Pour ce qui est de l'organisation du réseau territorial de la santé au travail, nous écartons la mise en place d'un guichet unique régional, proposée par le rapport Lecocq. Nous estimons en effet que le réseau doit continuer de reposer sur le service de proximité que les SST doivent incarner. En revanche, des marges de manoeuvre existent dans l'articulation de ces services avec les caisses d'assurance retraite et de la santé au travail (Carsat) et les associations régionales pour l'amélioration des conditions de travail (Aract), pour clarifier la répartition des compétences et mieux distinguer conseil et contrôle.
Les Carsat offrent une vraie valeur ajoutée, compte tenu de la complémentarité de leurs missions d'assureur et de conseil ; en repérant les entreprises à la plus forte sinistralité, elles sont capables d'orienter les actions de prévention vers les entreprises qui en ont prioritairement besoin. Quant aux Aract, elles se sont spécialisées dans l'amélioration de la qualité de vie au travail. Une réunion de ces deux types de structures au sein de caisses régionales de la santé au travail offrirait une expertise couvrant l'ensemble des risques professionnels. Toutefois, aucun rapprochement ne saurait donner lieu à une réduction des effectifs : l'État et la sécurité sociale se sont engagés, dans la convention d'objectifs et de gestion de la branche AT-MP, au maintien des effectifs de préventeurs.

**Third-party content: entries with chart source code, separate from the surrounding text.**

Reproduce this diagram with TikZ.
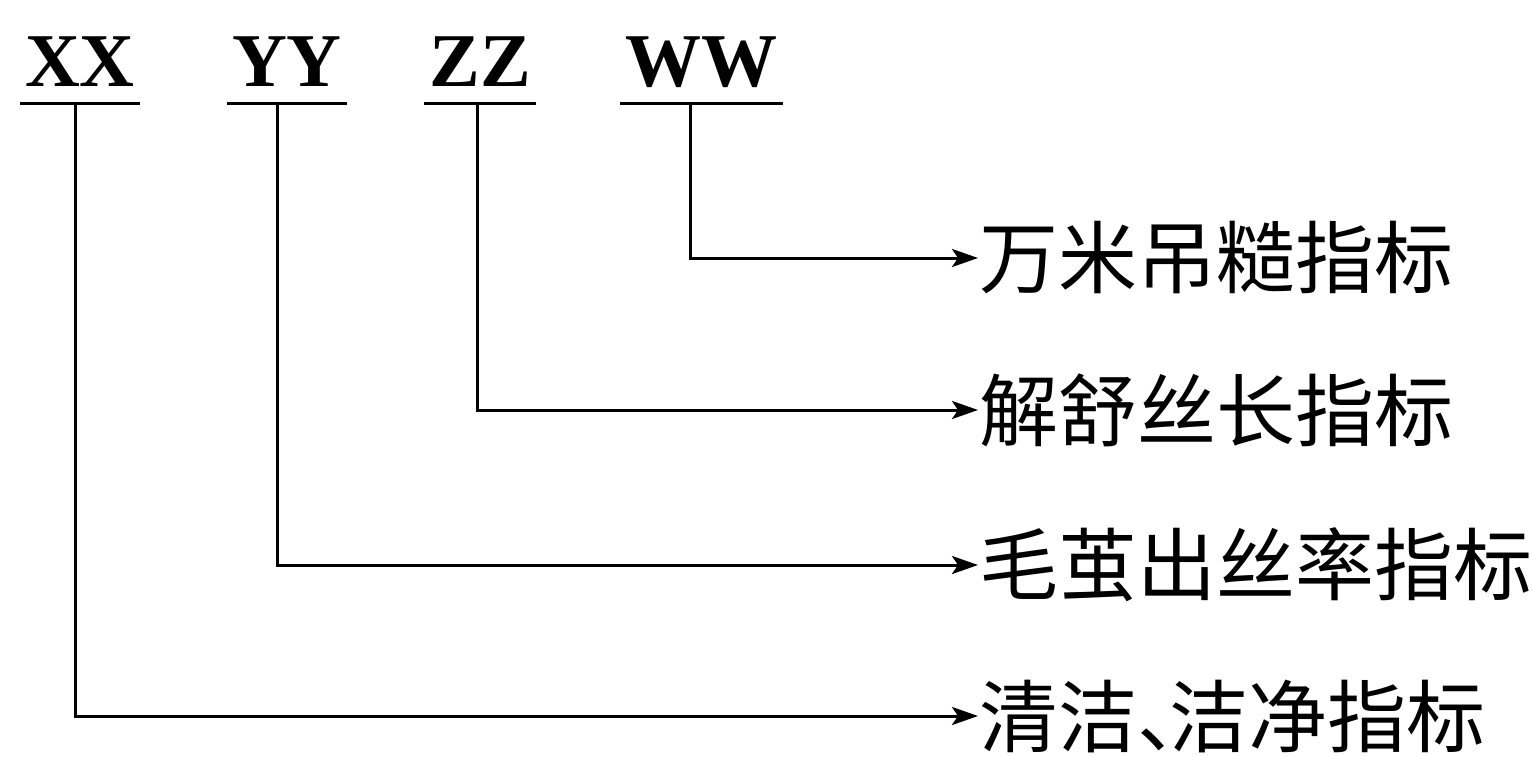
\documentclass[tikz,border=0pt]{standalone}
\usepackage{fontspec}
\setmainfont{Liberation Serif}
\newfontfamily\cjk{Noto Sans CJK SC}
\usepackage{tikz}
\usetikzlibrary{arrows.meta}

\tikzset{
  code/.style={anchor=south,inner xsep=2pt,inner ysep=0pt,text depth=7.5pt,
    font=\fontsize{38}{38}\selectfont\bfseries},
  item/.style={anchor=west,inner sep=0pt,font=\cjk\fontsize{39.5}{39.5}\selectfont},
}

\begin{document}
\begin{tikzpicture}[line cap=butt,line join=miter,>={Stealth[length=13pt,width=9pt,inset=3pt]},x=0.5pt,y=-0.5pt,line width=1.5pt]
\useasboundingbox (0,0) rectangle (1532,756);
\node[code] (xx) at (80,103) {XX};
\node[code] (yy) at (287,103) {YY};
\node[code] (zz) at (480,103) {ZZ};
\node[code] (ww) at (701,103) {WW};
\draw (xx.south west) -- (xx.south east);
\draw (yy.south west) -- (yy.south east);
\draw (zz.south west) -- (zz.south east);
\draw (ww.south west) -- (ww.south east);
\node[item] (dww) at (978,258) {万米吊糙指标};
\node[item] (dzz) at (978,410) {解舒丝长指标};
\node[item] (dyy) at (978,565) {毛茧出丝率指标};
\node[item] (dxx) at (978,716) {清洁、\kern-.6em洁净指标};
\draw[->] ([xshift=-5.5pt]ww.south) |- (dww.west);
\draw[->] ([xshift=-1.5pt]zz.south) |- (dzz.west);
\draw[->] ([xshift=-5pt]yy.south) |- (dyy.west);
\draw[->] ([xshift=-2.5pt]xx.south) |- (dxx.west);
\end{tikzpicture}
\end{document}
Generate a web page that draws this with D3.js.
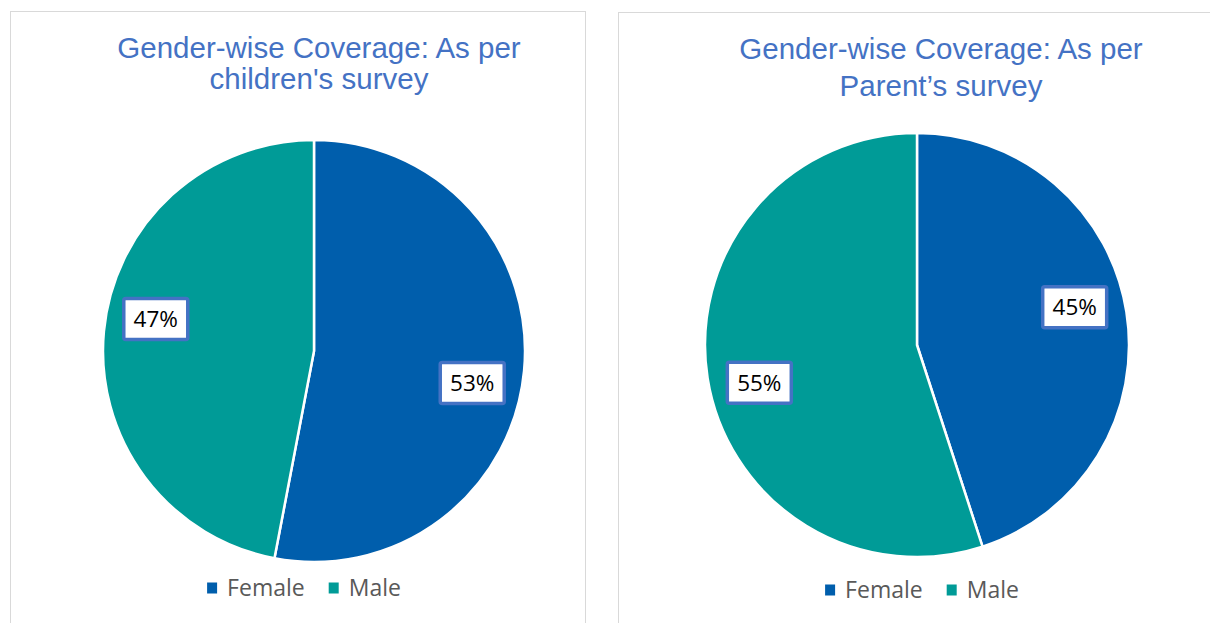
<!DOCTYPE html>
<html><head><meta charset="utf-8">
<script src="https://cdn.jsdelivr.net/npm/d3@7"></script>
<style>body{margin:0;background:#fff}svg{display:block}</style>
</head><body>
<script>
const categories = ["Female", "Male"];
const childrenValues = [53, 47];
const parentValues = [45, 55];
const titles = [["Gender-wise Coverage: As per", "children's survey"], ["Gender-wise Coverage: As per", "Parent\u2019s survey"]];
const colors = ["#005EAC", "#009B97"];

const W = 1210, H = 623;
const svg = d3.select("body").append("svg").attr("width", W).attr("height", H);

const panels = [
  {x: 10, y: 11, w: 575, cx: 314, cy: 351, r: 211, tx: 319, ty1: 58, ty2: 89, lx: 304, ly: 588, rot: 6, values: childrenValues, title: titles[0]},
  {x: 618, y: 12, w: 600, cx: 917, cy: 345, r: 212, tx: 941, ty1: 59, ty2: 96, lx: 922, ly: 590, rot: -4.5, values: parentValues, title: titles[1]}
];

const color = d3.scaleOrdinal().domain(categories).range(colors);

panels.forEach(p => {
  const g = svg.append("g");
  g.append("rect").attr("x", p.x + 0.5).attr("y", p.y + 0.5).attr("width", p.w).attr("height", H)
    .attr("fill", "#fff").attr("stroke", "#d9d9d9").attr("stroke-width", 1);

  [p.title[0], p.title[1]].forEach((line, i) => {
    g.append("text").attr("text-anchor", "middle").attr("fill", "#4472C4")
      .attr("x", p.tx).attr("y", i === 0 ? p.ty1 : p.ty2)
      .style("font-family", "'Liberation Sans', Arial, sans-serif").style("font-size", "29.5px")
      .text(line);
  });

  const data = categories.map((c, i) => ({cat: c, value: p.values[i]}));
  const pie = d3.pie().sort(null).value(d => d.value);
  const arcs = pie(data);
  const arc = d3.arc().innerRadius(0).outerRadius(p.r);
  const pg = g.append("g").attr("transform", `translate(${p.cx},${p.cy})`);
  pg.selectAll("path").data(arcs).join("path")
    .attr("d", arc).attr("fill", d => color(d.data.cat))
    .attr("stroke", "#fff").attr("stroke-width", 2.5).attr("stroke-linejoin", "round");

  const lr = p.r * 0.765;
  const rotRad = p.rot * Math.PI / 180;
  const lg = pg.selectAll("g.lbl").data(arcs).join("g").attr("class", "lbl")
    .attr("transform", d => {
      const a = (d.startAngle + d.endAngle) / 2 + rotRad;
      return `translate(${lr * Math.sin(a)},${-lr * Math.cos(a)})`;
    });
  lg.append("rect").attr("x", -32).attr("y", -20.5).attr("width", 64).attr("height", 41).attr("rx", 2)
    .attr("fill", "#fff").attr("stroke", "#4472C4").attr("stroke-width", 3.5);
  lg.append("text").attr("text-anchor", "middle").attr("dy", "0.36em").attr("fill", "#000")
    .style("font-family", "'Open Sans', 'Noto Sans', sans-serif").style("font-size", "22.5px")
    .text(d => d.data.value + "%");

  // legend
  const leg = g.append("g").attr("transform", `translate(${p.lx},${p.ly})`);
  const items = leg.selectAll("g").data(categories).join("g");
  items.append("rect").attr("width", 10).attr("height", 11).attr("y", -5.5).attr("fill", d => color(d));
  items.append("text").attr("x", 20).attr("dy", "0.36em").attr("fill", "#595959")
    .style("font-family", "'Open Sans', 'Noto Sans', sans-serif").style("font-size", "23px").text(d => d);
  let x = 0; const widths = [];
  items.each(function() { widths.push(this.getBBox().width); });
  const gap = 24;
  const total = d3.sum(widths) + gap * (widths.length - 1);
  x = -total / 2;
  items.attr("transform", (d, i) => { const tx = x; x += widths[i] + gap; return `translate(${tx},0)`; });
});
</script>
</body></html>
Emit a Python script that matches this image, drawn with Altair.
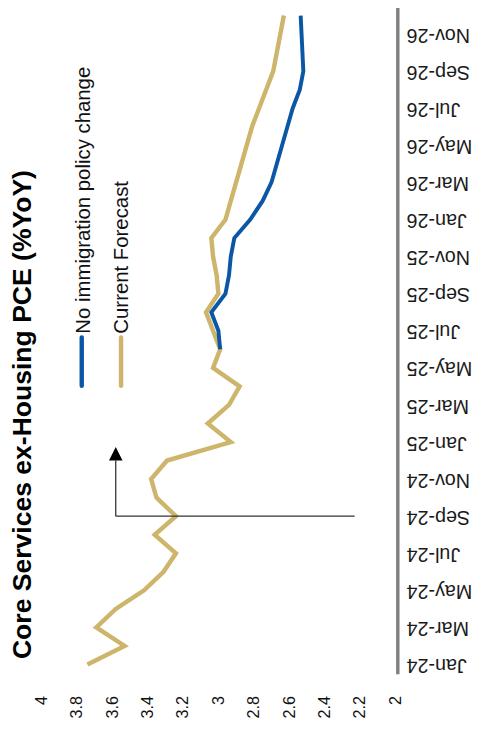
import altair as alt
import pandas as pd

months = ["Jan-24","Feb-24","Mar-24","Apr-24","May-24","Jun-24","Jul-24","Aug-24","Sep-24","Oct-24","Nov-24","Dec-24",
          "Jan-25","Feb-25","Mar-25","Apr-25","May-25","Jun-25","Jul-25","Aug-25","Sep-25","Oct-25","Nov-25","Dec-25",
          "Jan-26","Feb-26","Mar-26","Apr-26","May-26","Jun-26","Jul-26","Aug-26","Sep-26","Oct-26","Nov-26","Dec-26"]

current_forecast = [3.74, 3.53, 3.69, 3.58, 3.42, 3.31, 3.24, 3.36, 3.24, 3.35, 3.38, 3.29,
                    2.93, 3.06, 2.94, 2.88, 3.03, 2.99, 3.03, 3.07, 3.00, 3.01, 3.03, 3.04,
                    2.96, 2.93, 2.90, 2.87, 2.84, 2.81, 2.77, 2.73, 2.69, 2.67, 2.65, 2.63]

no_immig_start = "Jun-25"
no_immig = [2.99, 3.00, 3.04, 2.96, 2.94, 2.93, 2.91,
            2.82, 2.75, 2.70, 2.67, 2.64, 2.61, 2.58, 2.54, 2.52, 2.525, 2.53, 2.535]

value_ticks = [2, 2.2, 2.4, 2.6, 2.8, 3, 3.2, 3.4, 3.6, 3.8, 4]
date_ticks = months[::2]

title_text = "Core Services ex-Housing PCE (%YoY)"
legend_labels = ["No immigration policy change", "Current Forecast"]

GOLD = "#CDB56B"
BLUE = "#0B57A6"
NARROW = "Liberation Sans Narrow, Arial Narrow, sans-serif"
REG = "Liberation Sans, Arial, sans-serif"

start = months.index(no_immig_start)
gold_df = pd.DataFrame({"idx": list(range(len(months))), "value": current_forecast})
blue_df = pd.DataFrame({"idx": list(range(start, start + len(no_immig))), "value": no_immig})

label_array = "[" + ",".join("'" + m + "'" for m in months) + "]"
tick_idx = [months.index(m) for m in date_ticks]

x_axis = alt.Axis(values=value_ticks, format="~g", labelAngle=270, labelAlign="right",
                  labelBaseline="middle", domain=False, ticks=False, tickSize=0, grid=False,
                  labelPadding=22, labelFlush=False, labelOverlap=False, labelFontSize=16.5,
                  labelFont=REG, labelColor="#111111", title=None)
x_scale = alt.Scale(domain=[2, 4], reverse=True, zero=False, nice=False)
y_axis = alt.Axis(orient="right", values=tick_idx, labelExpr=label_array + "[round(datum.value)]",
                  labelAngle=180, labelAlign="right", labelBaseline="middle",
                  domainColor="#808080", domainWidth=3.5, offset=2, ticks=False, tickSize=0,
                  grid=False, labelPadding=9, labelFontSize=20, labelOverlap=False, labelFlush=False,
                  labelFont=REG, labelColor="#1a1a1a", title=None)
y_scale = alt.Scale(domain=[-0.5, len(months) - 0.5], zero=False, nice=False)

def X(f):
    return alt.X(f, scale=x_scale, axis=x_axis)

def Y(f):
    return alt.Y(f, scale=y_scale, axis=y_axis)

gold = alt.Chart(gold_df).mark_line(color=GOLD, strokeWidth=4.5, strokeJoin="miter").encode(
    x=X("value:Q"), y=Y("idx:Q"), order="idx:Q")
blue = alt.Chart(blue_df).mark_line(color=BLUE, strokeWidth=4, strokeJoin="miter").encode(
    x=X("value:Q"), y=Y("idx:Q"), order="idx:Q")

# forecast-start annotation
ann_df = pd.DataFrame({"m1": [months.index("Sep-24")], "m2": [months.index("Dec-24")],
                       "value": [3.58], "value2": [2.23]})
ann_line = alt.Chart(ann_df).mark_rule(color="#333333", strokeWidth=1.2).encode(
    x=X("value:Q"), x2="value2:Q", y=Y("m1:Q"))
ann_shaft = alt.Chart(ann_df).mark_rule(color="#222222", strokeWidth=1.2).encode(
    x=X("value:Q"), y=Y("m1:Q"), y2="m2:Q")
ann_head = alt.Chart(ann_df).mark_point(shape="M-1,1L1,1L0,-1Z", filled=True, color="#000000",
                                        size=190, opacity=1, yOffset=-7).encode(
    x=X("value:Q"), y=Y("m2:Q"))

one = alt.Data(values=[{"a": 0}])
leg_blue = alt.Chart(one).mark_rule(color=BLUE, strokeWidth=4.5, strokeCap="round").encode(
    x=alt.value(41), y=alt.value(337), y2=alt.value(386))
leg_gold = alt.Chart(one).mark_rule(color=GOLD, strokeWidth=4.5, strokeCap="round").encode(
    x=alt.value(81), y=alt.value(337), y2=alt.value(386))
leg_blue_t = alt.Chart(one).mark_text(text=legend_labels[0], angle=270, align="left", baseline="alphabetic",
                                      font=NARROW, fontSize=20.7, color="#111111").encode(
    x=alt.value(49), y=alt.value(333))
leg_gold_t = alt.Chart(one).mark_text(text=legend_labels[1], angle=270, align="left", baseline="alphabetic",
                                      font=NARROW, fontSize=20.7, color="#111111").encode(
    x=alt.value(88), y=alt.value(333))
title = alt.Chart(one).mark_text(text=title_text, angle=270, align="left", baseline="alphabetic",
                                 font=NARROW, fontSize=27, fontWeight="bold", color="#000000").encode(
    x=alt.value(-11), y=alt.value(664))

chart = alt.layer(gold, blue, ann_line, ann_shaft, ann_head, leg_blue, leg_gold,
                  leg_blue_t, leg_gold_t, title).properties(
    width=360, height=679,
    padding={"left": 34, "top": -8, "right": 80, "bottom": 55},
    autosize=alt.AutoSizeParams(type="none"),
    background="white",
).configure_view(stroke=None).configure_axis(labelOverlap=False)

chart.save("out.html", embed_options={"renderer": "svg", "actions": False})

La collaboration entre, d'une part, les SST et, d'autre part, les Carsat et les Aract serait renforcée en privilégiant des protocoles d'intervention graduée. Les caisses régionales de la santé au travail alerteraient les SST sur les entreprises à fort risque de sinistralité. Ensuite, les SST mettraient en oeuvre un plan d'action coconstruit avec l'entreprise, le cas échéant avec le soutien humain et financier des caisses. Les caisses n'interviendraient comme contrôleurs qu'en dernier ressort, au cas où l'entreprise n'aurait pas respecté ses engagements.